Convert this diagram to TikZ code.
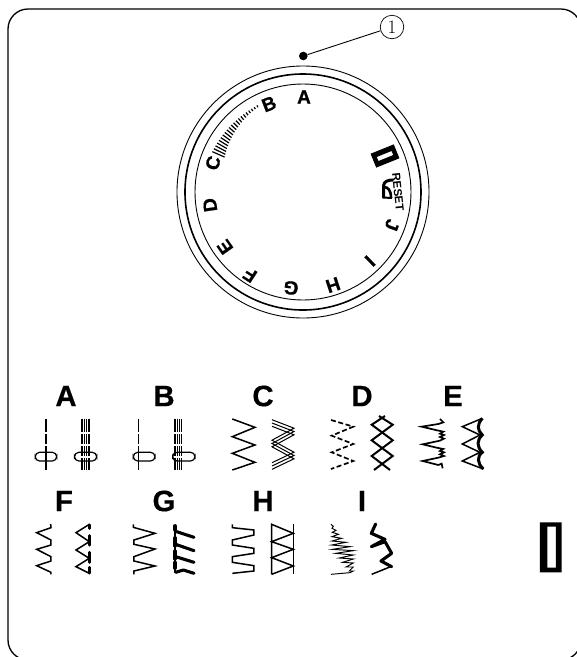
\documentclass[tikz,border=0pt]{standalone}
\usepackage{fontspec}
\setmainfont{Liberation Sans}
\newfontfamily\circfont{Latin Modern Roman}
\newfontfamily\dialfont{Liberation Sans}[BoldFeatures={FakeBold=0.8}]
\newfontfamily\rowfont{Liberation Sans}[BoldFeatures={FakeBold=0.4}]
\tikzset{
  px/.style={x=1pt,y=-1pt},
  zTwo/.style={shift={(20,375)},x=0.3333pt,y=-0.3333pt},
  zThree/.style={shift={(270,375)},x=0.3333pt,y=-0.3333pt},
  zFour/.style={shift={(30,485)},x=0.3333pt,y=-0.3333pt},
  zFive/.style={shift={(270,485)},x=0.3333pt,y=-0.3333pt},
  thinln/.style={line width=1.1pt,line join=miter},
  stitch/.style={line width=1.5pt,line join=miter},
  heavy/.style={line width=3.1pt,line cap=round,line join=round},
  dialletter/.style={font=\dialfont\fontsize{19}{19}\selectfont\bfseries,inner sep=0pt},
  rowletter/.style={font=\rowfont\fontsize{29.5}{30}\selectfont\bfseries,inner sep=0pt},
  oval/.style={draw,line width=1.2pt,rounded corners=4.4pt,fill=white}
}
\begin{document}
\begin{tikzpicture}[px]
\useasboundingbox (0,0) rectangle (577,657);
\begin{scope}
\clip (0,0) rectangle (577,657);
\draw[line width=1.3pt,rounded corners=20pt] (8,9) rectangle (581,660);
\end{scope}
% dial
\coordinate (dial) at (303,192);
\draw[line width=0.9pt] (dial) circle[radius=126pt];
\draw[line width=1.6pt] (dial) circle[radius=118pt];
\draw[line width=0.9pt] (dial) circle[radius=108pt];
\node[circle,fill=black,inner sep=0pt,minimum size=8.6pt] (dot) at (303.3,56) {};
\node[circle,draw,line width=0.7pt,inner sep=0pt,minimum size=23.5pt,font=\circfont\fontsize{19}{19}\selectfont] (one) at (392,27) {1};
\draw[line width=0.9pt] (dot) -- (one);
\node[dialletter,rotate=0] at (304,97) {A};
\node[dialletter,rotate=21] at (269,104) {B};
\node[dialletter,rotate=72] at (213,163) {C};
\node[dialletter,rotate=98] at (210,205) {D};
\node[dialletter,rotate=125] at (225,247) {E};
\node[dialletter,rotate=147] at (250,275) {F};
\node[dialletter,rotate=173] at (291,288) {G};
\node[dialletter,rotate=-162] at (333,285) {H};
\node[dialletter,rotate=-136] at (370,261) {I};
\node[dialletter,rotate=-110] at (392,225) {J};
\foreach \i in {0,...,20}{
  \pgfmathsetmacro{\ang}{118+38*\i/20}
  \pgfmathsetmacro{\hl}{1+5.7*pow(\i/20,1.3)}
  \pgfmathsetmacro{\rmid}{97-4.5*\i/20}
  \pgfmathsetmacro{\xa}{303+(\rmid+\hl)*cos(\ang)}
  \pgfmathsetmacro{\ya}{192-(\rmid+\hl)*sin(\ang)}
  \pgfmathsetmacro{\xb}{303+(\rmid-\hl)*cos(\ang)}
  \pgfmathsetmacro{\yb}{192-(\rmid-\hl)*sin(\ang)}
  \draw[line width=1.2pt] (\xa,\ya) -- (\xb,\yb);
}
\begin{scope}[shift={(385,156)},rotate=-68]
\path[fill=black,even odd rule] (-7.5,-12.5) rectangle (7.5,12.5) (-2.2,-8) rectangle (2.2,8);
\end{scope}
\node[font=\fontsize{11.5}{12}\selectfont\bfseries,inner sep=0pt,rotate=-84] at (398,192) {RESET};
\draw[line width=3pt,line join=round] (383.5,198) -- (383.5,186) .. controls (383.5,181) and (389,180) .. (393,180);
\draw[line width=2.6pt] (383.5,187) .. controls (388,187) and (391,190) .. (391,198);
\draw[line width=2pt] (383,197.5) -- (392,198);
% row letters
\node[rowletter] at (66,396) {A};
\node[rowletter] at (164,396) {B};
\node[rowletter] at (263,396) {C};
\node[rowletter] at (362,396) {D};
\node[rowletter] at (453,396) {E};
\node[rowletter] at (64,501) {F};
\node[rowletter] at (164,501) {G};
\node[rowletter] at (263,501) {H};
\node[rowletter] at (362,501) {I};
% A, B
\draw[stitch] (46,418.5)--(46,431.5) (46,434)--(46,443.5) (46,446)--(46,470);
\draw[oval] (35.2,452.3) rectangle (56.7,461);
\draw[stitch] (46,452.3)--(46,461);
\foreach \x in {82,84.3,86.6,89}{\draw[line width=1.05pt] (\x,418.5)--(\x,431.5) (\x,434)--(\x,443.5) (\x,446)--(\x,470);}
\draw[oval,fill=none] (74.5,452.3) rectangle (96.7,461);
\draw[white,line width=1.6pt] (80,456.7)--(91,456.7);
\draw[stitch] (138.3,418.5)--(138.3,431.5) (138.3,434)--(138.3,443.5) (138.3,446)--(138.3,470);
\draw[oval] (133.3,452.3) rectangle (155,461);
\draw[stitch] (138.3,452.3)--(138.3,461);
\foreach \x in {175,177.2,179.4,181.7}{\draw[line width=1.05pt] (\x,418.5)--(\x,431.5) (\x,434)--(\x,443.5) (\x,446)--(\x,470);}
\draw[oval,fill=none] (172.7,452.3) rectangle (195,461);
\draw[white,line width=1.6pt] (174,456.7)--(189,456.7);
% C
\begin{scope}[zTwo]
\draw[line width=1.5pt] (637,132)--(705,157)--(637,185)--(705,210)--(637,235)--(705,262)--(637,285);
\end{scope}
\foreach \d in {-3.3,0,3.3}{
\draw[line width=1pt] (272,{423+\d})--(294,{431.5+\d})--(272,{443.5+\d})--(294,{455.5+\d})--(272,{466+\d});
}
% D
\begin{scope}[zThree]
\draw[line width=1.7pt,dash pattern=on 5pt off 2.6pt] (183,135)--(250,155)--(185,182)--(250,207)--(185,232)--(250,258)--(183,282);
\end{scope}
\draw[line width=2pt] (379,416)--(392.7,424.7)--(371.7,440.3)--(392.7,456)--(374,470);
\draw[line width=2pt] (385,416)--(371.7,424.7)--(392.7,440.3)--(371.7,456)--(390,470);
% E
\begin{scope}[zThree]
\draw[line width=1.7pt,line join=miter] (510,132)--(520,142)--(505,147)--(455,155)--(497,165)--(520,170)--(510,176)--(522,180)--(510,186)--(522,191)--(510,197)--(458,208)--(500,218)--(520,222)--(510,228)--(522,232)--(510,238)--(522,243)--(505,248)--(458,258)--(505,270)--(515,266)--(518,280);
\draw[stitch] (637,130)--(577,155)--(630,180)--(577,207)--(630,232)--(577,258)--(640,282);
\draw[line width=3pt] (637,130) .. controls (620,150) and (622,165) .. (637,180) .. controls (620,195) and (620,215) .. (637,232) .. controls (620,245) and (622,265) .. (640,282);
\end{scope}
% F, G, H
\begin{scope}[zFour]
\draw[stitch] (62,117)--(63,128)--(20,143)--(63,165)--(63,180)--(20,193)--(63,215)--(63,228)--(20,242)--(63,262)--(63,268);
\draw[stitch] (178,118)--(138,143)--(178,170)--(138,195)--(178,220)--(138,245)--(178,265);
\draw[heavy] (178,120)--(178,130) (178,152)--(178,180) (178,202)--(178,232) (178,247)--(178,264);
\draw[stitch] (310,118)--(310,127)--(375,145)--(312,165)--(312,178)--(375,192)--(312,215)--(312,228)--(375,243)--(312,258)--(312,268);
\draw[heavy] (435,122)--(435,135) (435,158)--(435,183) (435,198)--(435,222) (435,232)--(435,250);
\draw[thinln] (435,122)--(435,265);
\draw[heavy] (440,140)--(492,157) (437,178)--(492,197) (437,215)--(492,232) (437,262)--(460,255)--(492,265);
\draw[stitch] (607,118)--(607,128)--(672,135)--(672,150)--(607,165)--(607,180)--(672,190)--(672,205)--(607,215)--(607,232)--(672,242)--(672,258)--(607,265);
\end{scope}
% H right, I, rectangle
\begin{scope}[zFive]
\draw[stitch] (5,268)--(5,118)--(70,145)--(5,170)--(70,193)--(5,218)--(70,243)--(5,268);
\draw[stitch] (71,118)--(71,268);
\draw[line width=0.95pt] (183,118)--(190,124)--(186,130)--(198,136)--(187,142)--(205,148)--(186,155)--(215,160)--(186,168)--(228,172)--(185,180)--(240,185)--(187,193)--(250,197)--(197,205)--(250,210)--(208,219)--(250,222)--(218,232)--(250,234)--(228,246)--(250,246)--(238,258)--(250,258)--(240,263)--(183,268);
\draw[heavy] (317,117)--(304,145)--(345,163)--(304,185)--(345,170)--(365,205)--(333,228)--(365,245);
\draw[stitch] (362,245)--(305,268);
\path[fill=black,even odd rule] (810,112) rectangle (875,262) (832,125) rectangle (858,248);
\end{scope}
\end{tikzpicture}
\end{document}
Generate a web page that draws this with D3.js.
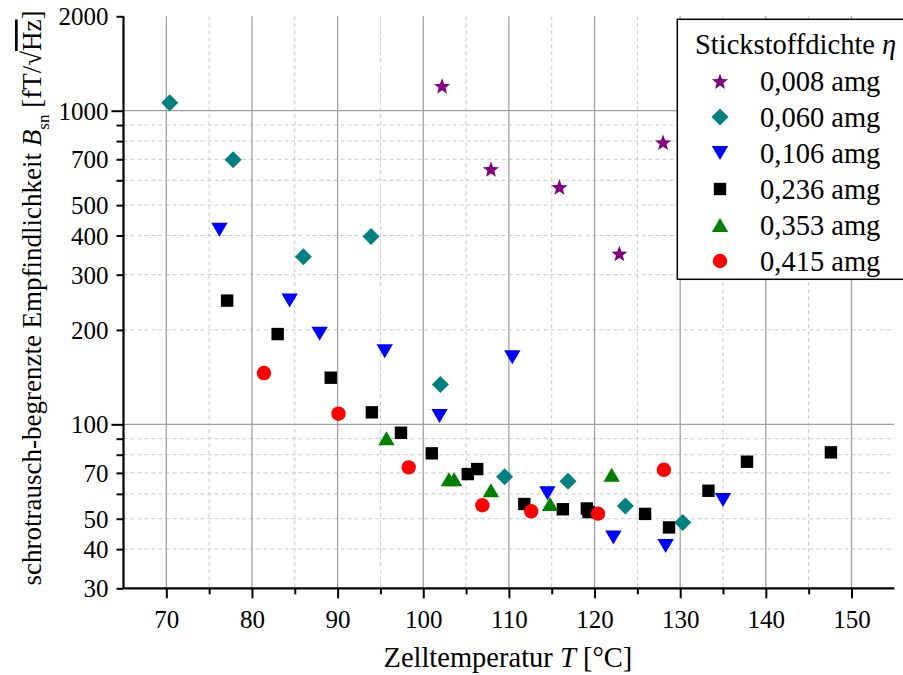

··········

Using the entries above, return each line that includes the word "this".

RESULT OF THE TASK
Convert this diagram to TikZ code.
Generate a web page that draws this with D3.js.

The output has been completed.